In an interesting recent development that was actually finalized back in July — but one that perhaps only the keenest China-watchers will have read about — Macau is now one square kilometre larger thanks to the University of Macau’s new campus on Hengqin Island, a small area of the Zhuhai Special Economic Zone in south Guangdong.
“[This] is a historical moment and a monumental milestone for the development of both Macau and the Chinese mainland… [and] also bears testimony to the flexibility, innovation and potential of the “One Country, Two Systems” principle. Many people would regard such changes as inconceivable,” China Daily said in an article last week.
As if to signal just the extent to which the Central Government is serious about the area on Hengqin Island becoming a legitimate part of Macau under the “One Country, Two Systems” framework (as with Hong Kong), people there will be able to “practice academic freedom, have unrestricted Internet access, and enjoy social and political rights as they do in Macau [or Hong Kong].”
What is perhaps even more fascinating is the possibilities that this latest cooperation between the mainland and a Special Administrative Region could signal for the future.
“The Hengqin model can also serve as an important reference for the Hong Kong SAR (HKSAR), where development has come to a bottleneck. With the support of the central government, Shenzhen can consider leasing portions of its land to the HKSAR allowing the HKSAR government to exercise jurisdiction over it.”
What we are therefore seeing here may be the beginning of an entirely new and fundamentally different chapter in the story of China’s administration until now. We may begin to see more and more cooperation and “leasing” of highly innovative or developed areas in the mainland to various SAR regions. That is something that could potentially benefit both sides, and could be a step in the right direction in the longer-term goal of uniting the people’s of the “Two Systems.”
“Macau and Hong Kong will be asserting greater influence on the area. In the 1980s, Shenzhen was an economic experiment, and now this is a governance experiment,” Fu Hualing, a constitutional scholar at the University of Hong Kong, told The New York Times in July. For more details and insights into the whole project, I suggest you the a look at the NYT article, which includes research and interviews with experts in the field.

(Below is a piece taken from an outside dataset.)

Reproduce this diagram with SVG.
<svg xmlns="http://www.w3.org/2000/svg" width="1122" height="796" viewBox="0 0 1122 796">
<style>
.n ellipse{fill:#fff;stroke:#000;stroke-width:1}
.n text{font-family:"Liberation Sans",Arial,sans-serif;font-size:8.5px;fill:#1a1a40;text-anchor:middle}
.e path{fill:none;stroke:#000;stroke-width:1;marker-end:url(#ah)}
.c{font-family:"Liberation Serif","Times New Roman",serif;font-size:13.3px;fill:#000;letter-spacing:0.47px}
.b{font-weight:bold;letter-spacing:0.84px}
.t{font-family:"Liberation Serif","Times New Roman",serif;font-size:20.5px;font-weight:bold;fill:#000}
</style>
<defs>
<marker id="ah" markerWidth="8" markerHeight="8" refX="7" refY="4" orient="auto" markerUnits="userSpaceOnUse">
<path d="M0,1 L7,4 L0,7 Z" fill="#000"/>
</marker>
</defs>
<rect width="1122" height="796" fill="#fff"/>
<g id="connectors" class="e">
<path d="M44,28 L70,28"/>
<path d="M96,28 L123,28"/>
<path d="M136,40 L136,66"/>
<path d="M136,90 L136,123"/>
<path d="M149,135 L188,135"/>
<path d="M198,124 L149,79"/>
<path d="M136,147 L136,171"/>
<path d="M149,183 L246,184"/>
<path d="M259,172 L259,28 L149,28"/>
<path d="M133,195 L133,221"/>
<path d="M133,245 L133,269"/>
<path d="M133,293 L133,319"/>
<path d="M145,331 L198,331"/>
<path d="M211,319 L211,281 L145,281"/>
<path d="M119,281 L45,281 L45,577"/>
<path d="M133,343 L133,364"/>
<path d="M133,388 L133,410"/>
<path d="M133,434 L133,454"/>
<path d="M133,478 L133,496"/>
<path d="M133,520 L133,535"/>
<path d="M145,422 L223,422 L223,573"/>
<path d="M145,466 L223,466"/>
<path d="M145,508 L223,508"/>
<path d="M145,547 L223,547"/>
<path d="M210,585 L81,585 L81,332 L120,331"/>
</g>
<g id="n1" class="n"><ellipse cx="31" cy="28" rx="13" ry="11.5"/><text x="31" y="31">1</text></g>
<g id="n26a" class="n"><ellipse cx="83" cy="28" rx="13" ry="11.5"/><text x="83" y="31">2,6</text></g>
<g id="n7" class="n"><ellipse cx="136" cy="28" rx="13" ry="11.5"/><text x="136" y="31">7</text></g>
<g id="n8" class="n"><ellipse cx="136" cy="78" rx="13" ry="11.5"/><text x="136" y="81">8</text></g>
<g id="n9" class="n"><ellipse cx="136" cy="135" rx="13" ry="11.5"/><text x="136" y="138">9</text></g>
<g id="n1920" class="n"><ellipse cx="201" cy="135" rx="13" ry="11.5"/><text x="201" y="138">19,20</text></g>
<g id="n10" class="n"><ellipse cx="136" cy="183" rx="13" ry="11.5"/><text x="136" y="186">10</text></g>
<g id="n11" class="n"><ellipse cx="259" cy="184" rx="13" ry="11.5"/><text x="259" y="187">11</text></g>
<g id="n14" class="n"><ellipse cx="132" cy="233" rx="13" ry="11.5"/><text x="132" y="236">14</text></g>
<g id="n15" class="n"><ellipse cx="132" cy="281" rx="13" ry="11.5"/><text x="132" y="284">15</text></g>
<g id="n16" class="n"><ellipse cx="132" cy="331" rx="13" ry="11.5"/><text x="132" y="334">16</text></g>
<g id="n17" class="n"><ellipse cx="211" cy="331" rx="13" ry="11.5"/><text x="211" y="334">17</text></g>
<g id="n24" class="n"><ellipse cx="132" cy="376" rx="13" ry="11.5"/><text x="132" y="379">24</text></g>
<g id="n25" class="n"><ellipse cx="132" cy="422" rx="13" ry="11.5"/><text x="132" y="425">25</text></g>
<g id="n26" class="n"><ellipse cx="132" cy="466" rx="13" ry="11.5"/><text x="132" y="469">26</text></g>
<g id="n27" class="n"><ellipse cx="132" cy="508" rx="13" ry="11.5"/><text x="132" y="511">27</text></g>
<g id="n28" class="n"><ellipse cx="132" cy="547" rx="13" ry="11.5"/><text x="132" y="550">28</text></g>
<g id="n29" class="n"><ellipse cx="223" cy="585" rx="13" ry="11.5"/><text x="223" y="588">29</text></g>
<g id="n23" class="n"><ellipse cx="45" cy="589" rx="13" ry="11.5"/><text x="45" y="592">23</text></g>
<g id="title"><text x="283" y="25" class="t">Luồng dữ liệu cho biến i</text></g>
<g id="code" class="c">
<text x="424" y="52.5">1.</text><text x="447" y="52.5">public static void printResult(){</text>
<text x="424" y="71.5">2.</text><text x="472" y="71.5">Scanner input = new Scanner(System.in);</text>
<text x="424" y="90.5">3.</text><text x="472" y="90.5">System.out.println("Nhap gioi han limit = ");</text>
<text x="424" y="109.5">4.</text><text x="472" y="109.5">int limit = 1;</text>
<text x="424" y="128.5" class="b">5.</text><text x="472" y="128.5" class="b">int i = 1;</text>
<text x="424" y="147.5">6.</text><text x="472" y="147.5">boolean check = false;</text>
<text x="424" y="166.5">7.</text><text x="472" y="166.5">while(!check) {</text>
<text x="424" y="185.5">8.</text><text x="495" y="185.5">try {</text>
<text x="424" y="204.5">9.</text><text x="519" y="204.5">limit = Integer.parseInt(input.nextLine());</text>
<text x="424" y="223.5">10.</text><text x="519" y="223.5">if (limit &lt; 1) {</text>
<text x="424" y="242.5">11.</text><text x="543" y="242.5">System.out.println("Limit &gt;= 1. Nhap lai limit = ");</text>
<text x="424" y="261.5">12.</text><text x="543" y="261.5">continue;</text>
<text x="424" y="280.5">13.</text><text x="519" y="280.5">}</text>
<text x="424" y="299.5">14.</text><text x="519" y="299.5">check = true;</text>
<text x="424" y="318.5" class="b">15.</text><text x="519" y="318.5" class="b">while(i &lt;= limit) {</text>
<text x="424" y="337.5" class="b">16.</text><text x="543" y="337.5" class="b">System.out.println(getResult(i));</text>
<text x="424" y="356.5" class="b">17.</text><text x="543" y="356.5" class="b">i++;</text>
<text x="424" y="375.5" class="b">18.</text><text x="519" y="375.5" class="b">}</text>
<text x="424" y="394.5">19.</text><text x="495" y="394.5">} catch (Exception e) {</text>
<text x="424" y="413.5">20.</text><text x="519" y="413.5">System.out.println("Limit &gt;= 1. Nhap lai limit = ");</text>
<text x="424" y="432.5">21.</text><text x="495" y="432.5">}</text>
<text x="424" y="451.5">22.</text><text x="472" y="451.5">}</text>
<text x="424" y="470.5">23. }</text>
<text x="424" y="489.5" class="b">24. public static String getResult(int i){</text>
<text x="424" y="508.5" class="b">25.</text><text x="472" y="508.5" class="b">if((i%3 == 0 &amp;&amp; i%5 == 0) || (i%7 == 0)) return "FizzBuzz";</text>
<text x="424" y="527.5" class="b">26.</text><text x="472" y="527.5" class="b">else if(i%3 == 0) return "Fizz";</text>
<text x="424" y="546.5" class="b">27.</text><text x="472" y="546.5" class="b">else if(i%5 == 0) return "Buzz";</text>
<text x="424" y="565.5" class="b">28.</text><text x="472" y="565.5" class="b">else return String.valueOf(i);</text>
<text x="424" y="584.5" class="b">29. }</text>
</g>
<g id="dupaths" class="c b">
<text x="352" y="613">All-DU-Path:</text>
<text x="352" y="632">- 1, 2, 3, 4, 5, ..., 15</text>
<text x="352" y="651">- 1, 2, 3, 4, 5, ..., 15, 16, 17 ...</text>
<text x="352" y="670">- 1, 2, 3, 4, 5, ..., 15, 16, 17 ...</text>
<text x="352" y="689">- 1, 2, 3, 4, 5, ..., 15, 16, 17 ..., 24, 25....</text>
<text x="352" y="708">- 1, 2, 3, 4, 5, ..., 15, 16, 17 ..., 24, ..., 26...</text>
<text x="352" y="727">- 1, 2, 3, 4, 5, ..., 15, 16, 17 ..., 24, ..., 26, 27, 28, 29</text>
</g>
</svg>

In any case, expect Hong Kong and Macau to have more influence in the Guangdong region as integration between the three areas is further realised — perhaps in unexpected ways. For now, the lease acquired by the Macau government on Hengqin only lasts 40 years, but it’s an interesting experiment and could perhaps be extended indefinitely after that. Tellingly, Macau’s status as a semi-autonomous region also expires in 2049.